Di bawah bayang-bayang idealisme, demokrasi memang tampak indah: kekuasaan berasal dari rakyat, dijalankan oleh rakyat, untuk rakyat. Namun dalam praktiknya, ketika rakyat mudah disulut emosi, gampang ditipu oleh retorika populis, dan terbiasa memilih berdasarkan sensasi ketimbang substansi, maka demokrasi tidak lagi menghasilkan keadilan, tapi ketakutan.
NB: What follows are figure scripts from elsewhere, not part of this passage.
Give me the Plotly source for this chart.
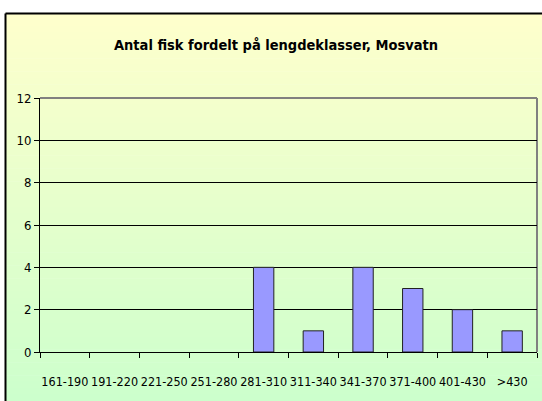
import plotly.graph_objects as go

categories = ["161-190", "191-220", "221-250", "251-280", "281-310",
              "311-340", "341-370", "371-400", "401-430", ">430"]
counts = [0, 0, 0, 0, 4, 1, 4, 3, 2, 1]
title_text = "Antal fisk fordelt på lengdeklasser, Mosvatn"
y_ticks = [0, 2, 4, 6, 8, 10, 12]

W, H = 542, 401
L, R, T, B = 40, 5, 98, 49
pw, ph = W - L - R, H - T - B

def px_x(px):
    return (px - L) / pw

def px_y(py):
    return (H - B - py) / ph

FONT = "DejaVu Sans Condensed, Liberation Sans Narrow, Arial Narrow, sans-serif"

fig = go.Figure()
fig.add_trace(go.Bar(
    x=categories, y=counts,
    marker=dict(color="#9999FF",
                line=dict(color="#222222", width=[1 if c > 0 else 0 for c in counts])),
    width=0.41,
))

shapes = []
top_px, bot_px = 13, H
n = 60
c0 = (255, 255, 204)
c1 = (204, 255, 204)
for i in range(n):
    y0p = top_px + (bot_px - top_px) * i / n
    y1p = top_px + (bot_px - top_px) * (i + 1) / n + 0.6
    t = (i + 0.5) / n
    col = tuple(round(c0[k] + (c1[k] - c0[k]) * t) for k in range(3))
    shapes.append(dict(type="rect", xref="paper", yref="paper", layer="below",
                       x0=px_x(5), x1=px_x(W + 2), y0=px_y(y1p), y1=px_y(y0p),
                       line=dict(width=0), fillcolor="rgb(%d,%d,%d)" % col))
shapes.append(dict(type="line", xref="paper", yref="paper", layer="above",
                   x0=px_x(5.5), x1=px_x(W + 2), y0=px_y(13.5), y1=px_y(13.5),
                   line=dict(color="black", width=2)))
shapes.append(dict(type="line", xref="paper", yref="paper", layer="above",
                   x0=px_x(5.5), x1=px_x(5.5), y0=px_y(13.5), y1=px_y(H + 2),
                   line=dict(color="black", width=2)))
shapes.append(dict(type="line", xref="paper", yref="paper", layer="below",
                   x0=0, x1=1, y0=1, y1=1, line=dict(color="#808080", width=2)))
shapes.append(dict(type="line", xref="paper", yref="paper", layer="below",
                   x0=1, x1=1, y0=0, y1=1, line=dict(color="#808080", width=2)))

fig.update_layout(
    width=W, height=H,
    margin=dict(l=L, r=R, t=T, b=B, autoexpand=False),
    paper_bgcolor="white",
    plot_bgcolor="rgba(0,0,0,0)",
    showlegend=False,
    shapes=shapes,
    font=dict(family=FONT, size=12, color="black"),
    title=dict(text="<b>" + title_text + "</b>", x=276 / W, xanchor="center",
               y=1 - 45 / H, yanchor="middle",
               font=dict(family=FONT, size=14.5, color="black")),
    xaxis=dict(type="category", range=[-0.5, 9.5], showline=True,
               linecolor="black", linewidth=1, ticks="outside",
               tickson="boundaries", ticklen=5, tickcolor="black",
               ticklabelstandoff=18,
               showgrid=False, fixedrange=True, tickangle=0, automargin=False,
               tickfont=dict(family=FONT, size=12.5)),
    yaxis=dict(range=[0, 12], tickvals=y_ticks, showline=True,
               linecolor="black", linewidth=1, ticks="outside", ticklen=5,
               tickcolor="black", showgrid=True, gridcolor="black",
               gridwidth=1, zeroline=False, fixedrange=True, automargin=False,
               tickfont=dict(family=FONT, size=13)),
)

fig.write_html("out.html", config={"displayModeBar": False},
               post_script="document.body.style.margin='0';")
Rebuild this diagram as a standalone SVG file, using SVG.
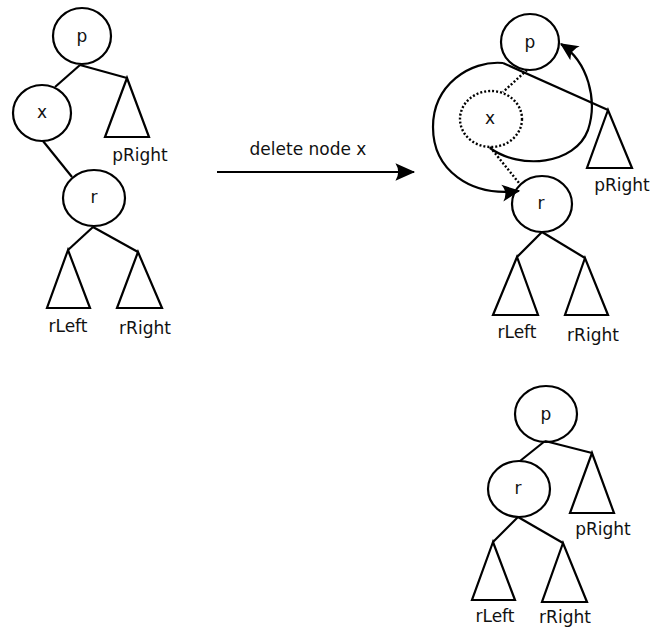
<svg xmlns="http://www.w3.org/2000/svg" width="650" height="627" viewBox="0 0 650 627">
<style>
.n{fill:none;stroke:#000;stroke-width:2.2}
.d{fill:none;stroke:#000;stroke-width:2.4;stroke-dasharray:2 2}
.e{fill:none;stroke:#000;stroke-width:2.2}
.t{font-family:"DejaVu Sans",sans-serif;font-size:17px;fill:#111;text-anchor:middle}
</style>
<defs>
<marker id="ah" markerUnits="userSpaceOnUse" markerWidth="24" markerHeight="24" refX="0" refY="0" viewBox="-18 -10 20 20" orient="auto" overflow="visible">
<path d="M1,0 L-14,-7 Q-9,0 -14,7 z" fill="#000"/>
</marker>
<marker id="big" markerUnits="userSpaceOnUse" markerWidth="24" markerHeight="24" refX="0" refY="0" viewBox="-20 -10 22 20" orient="auto" overflow="visible">
<path d="M1,0 L-17,-8 Q-12,0 -17,8 z" fill="#000"/>
</marker>
</defs>
<rect width="650" height="627" fill="#fff"/>

<g id="connectors">
<line class="e" x1="80" y1="65" x2="55" y2="87"/>
<line class="e" x1="80" y1="65" x2="127" y2="78"/>
<line class="e" x1="43" y1="141" x2="72" y2="177"/>
<line class="e" x1="93" y1="227" x2="68" y2="250"/>
<line class="e" x1="93" y1="227" x2="138" y2="252"/>

<line class="e" x1="217" y1="172" x2="414" y2="172" marker-end="url(#big)"/>

<line class="e" x1="503" y1="63" x2="608" y2="110"/>
<line class="d" x1="527" y1="70" x2="503" y2="92"/>
<line class="d" x1="490" y1="147" x2="519" y2="183"/>
<path class="e" d="M503,63 C470,60 433,85 433,127 C433,170 470,197 519,191" marker-end="url(#ah)"/>
<path class="e" d="M490,148 C520,170 575,165 588,130 C598,100 588,62 561,44" marker-end="url(#ah)"/>
<line class="e" x1="542" y1="232" x2="517" y2="257"/>
<line class="e" x1="542" y1="232" x2="585" y2="258"/>

<line class="e" x1="545" y1="441" x2="520" y2="461"/>
<line class="e" x1="545" y1="441" x2="592" y2="453"/>
<line class="e" x1="518" y1="517" x2="493" y2="542"/>
<line class="e" x1="518" y1="517" x2="563" y2="543"/>
</g>

<g id="l-p"><ellipse class="n" cx="82" cy="36" rx="29" ry="28"/><text class="t" x="82" y="42">p</text></g>
<g id="l-x"><ellipse class="n" cx="42" cy="113" rx="29" ry="28"/><text class="t" x="42" y="118">x</text></g>
<g id="l-r"><ellipse class="n" cx="94" cy="198" rx="31" ry="28"/><text class="t" x="94" y="203">r</text></g>
<g id="l-pRight"><polygon class="n" points="127,78 105,137 149,137"/><text class="t" x="140" y="161">pRight</text></g>
<g id="l-rLeft"><polygon class="n" points="68,250 47,308 90,308"/><text class="t" x="68" y="332">rLeft</text></g>
<g id="l-rRight"><polygon class="n" points="138,252 117,308 162,308"/><text class="t" x="145" y="334">rRight</text></g>

<g id="arrow-label"><text class="t" x="308" y="155">delete node x</text></g>

<g id="m-p"><ellipse class="n" cx="530" cy="42" rx="29" ry="28"/><text class="t" x="530" y="48">p</text></g>
<g id="m-x"><ellipse class="d" cx="491" cy="119" rx="31" ry="28"/><text class="t" x="490" y="124">x</text></g>
<g id="m-r"><ellipse class="n" cx="542" cy="204" rx="30" ry="28"/><text class="t" x="541" y="209">r</text></g>
<g id="m-pRight"><polygon class="n" points="608,110 587,168 632,168"/><text class="t" x="622" y="191">pRight</text></g>
<g id="m-rLeft"><polygon class="n" points="517,257 493,315 538,315"/><text class="t" x="517" y="338">rLeft</text></g>
<g id="m-rRight"><polygon class="n" points="585,258 565,315 608,315"/><text class="t" x="593" y="341">rRight</text></g>

<g id="b-p"><ellipse class="n" cx="546" cy="414" rx="31" ry="28"/><text class="t" x="546" y="420">p</text></g>
<g id="b-r"><ellipse class="n" cx="519" cy="489" rx="31" ry="28"/><text class="t" x="518" y="494">r</text></g>
<g id="b-pRight"><polygon class="n" points="592,453 570,513 614,513"/><text class="t" x="603" y="535">pRight</text></g>
<g id="b-rLeft"><polygon class="n" points="493,542 472,600 515,600"/><text class="t" x="495" y="622">rLeft</text></g>
<g id="b-rRight"><polygon class="n" points="563,543 542,602 587,602"/><text class="t" x="565" y="623">rRight</text></g>
</svg>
The rule of the mob terjadi ketika mayoritas rakyat kehilangan arah rasional dan menjadi alat kekuasaan bagi elite yang manipulatif. Di sinilah demokrasi berubah dari sistem yang seharusnya menjamin keadilan menjadi sistem yang menindas atas nama suara terbanyak. Aristoteles menyebut kondisi ini sebagai *deviasi demokrasi*—ketika rakyat tidak lagi peduli pada keutamaan bersama, tetapi hanya pada kepentingan kelompok sendiri.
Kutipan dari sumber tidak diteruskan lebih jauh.